In this photo taken from the Turkish side of the border between Turkey and Syria, in Akcakale, southeastern Turkey, Kurdish fighters with the Kurdish People's Protection Units, or YPG, wave their yellow triangular flag.

In this photo taken from the Turkish side of the border between Turkey and Syria, in Akcakale, southeastern Turkey, Kurdish fighters with the Kurdish People's Protection Units, or YPG, wave their yellow triangular flag. AP Photo/Lefteris Pitarakis

Syrian Refugees in Turkey Are Facing the Same Terror They Once Fled

A journalist's death exemplifies a bitter truth: The easiest and closest refuge is not always the safest.

Naji al-Jorf was shot in the head in broad daylight on Sunday, Dec. 27, in Gaziantep, Turkey. He left behind his wife and two young daughters. The entire family had planned to leave for France the next day.

Naji was a Syrian journalist. He had recently produced and directed a video called “ISIS in Aleppo” documenting the terror group’s activities in the Syrian city of Aleppo, including interviews with witnesses of brutal atrocities. To protect himself and his family from retribution, the 38-year-old cut his hair and tried to change his appearance, according to a friend interviewed by the Australian Broadcasting Corporation.

After Naji was murdered, one ISIL supporter who calls himself the “Levantine terrorist,” tweeted in celebration: “Naji al-Jorf, an infidel who produced a movie against the Islamic State, was killed in Turkey.”

I first met Naji in 2012, in his small office in Damascus. Back then, we were both still working to document and spread word of the popular uprising against president Bashar al-Assad, and ISIL had not yet declared itself a caliphate in our country.

Naji gave me tips and photography lessons.

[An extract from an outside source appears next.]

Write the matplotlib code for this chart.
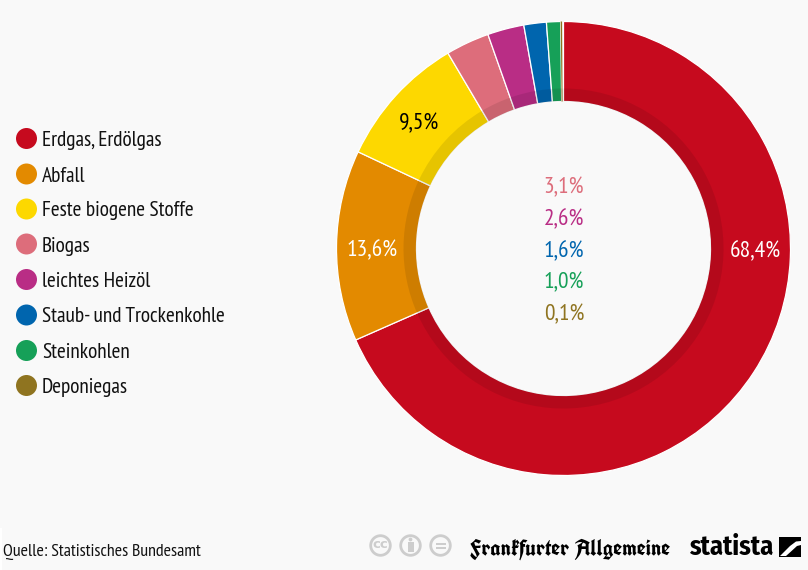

He put me in touch with people who might be interested in publishing the footage I took. I was one of hundreds of people who were helped by this man.

Later that year, Naji fled to Jordan and then to Istanbul, Turkey, where he worked with an organization that offers support to communities in conflict areas. One of its projects focused on training and empowering media activists. In 2013, Naji took over the project, leading it from the border town of Gaziantep. He believed in the role of citizen journalists and the importance of their role at a time when professional journalists were wary of risking their lives in war-torn Syria.

In Gaziantep, hotels are often fully booked by researchers, journalists and aid workers from all parts of the world. Everyone there is hungry for news from Syria, but no one wants to cross into a territory of barrel bombs, air strikes, and ISIL atrocities. Increasingly, though, it seems that life on the Turkish side of the border isn’t safe, either. 

I was one of hundreds who were helped by this man.

Naji isn’t the first Syrian journalist to have been assassinated in Turkey. Two members of Raqqa Is Being Slaughtered Silently, an International Press Freedom Award-winning organization dedicated to documenting crimes against humanity in the Syrian city of Raqqa, were found with their throats slashed and multiple stabbing wounds in their apartment in the Turkish city of Sanliurfa on Nov. 2. On Twitter and social media, supporters of the Islamic state claimed to have committed the crime.

Syrian activist Jawdat Malas, 19, fled to Turkey after having been temporarily jailed in Syria by al-Qaeda affiliate Al Nusra Front, but he is afraid to stay. “I will go to Europe as soon as I save enough money,” he tells Quartz. “I don’t want to be killed in Turkey by the same people I have fled. Turkey is probably trying to protect us, but we are too many here, and it has huge borders with Syria.” 

Naji isn’t the first Syrian journalist to have been assassinated in Turkey.

A fighter for the Islamic State tells Quartz that he goes to Turkey several times per month, sometimes pretending to be an injured civilian. So far, he says, no one has stopped him, not even for questioning. A few militant groups are known to keep safe houses within the country; a journalist trying to fight their influence, or a civilian trying to escape them, could end up living with them in the same street.

In a conversation I had with Naji earlier in October, he told me that he had been threatened many times. Not only by ISIL—extremists of all stripes do not want media activists to be trained and on the ground in Syria. He knew the danger he was in. Fearing for the safety of his family in Turkey, Naji asked the French government for asylum. It was granted, but too late.

2015 is the first year since World War II that the number of refugees worldwide has topped 50 million, according to the United Nations High Commission on Refugees. The greatest percentage of them are Syrians, who have been harassed, beaten, cheated and forced into mortal peril as they seek to enter Europe. Why do families with children and elderly take such risks, when they could stay in nearby Turkey or Lebanon? Naji’s death is just one example of a bitter and often-overlooked truth: The easiest and closest refuge is not always the safest.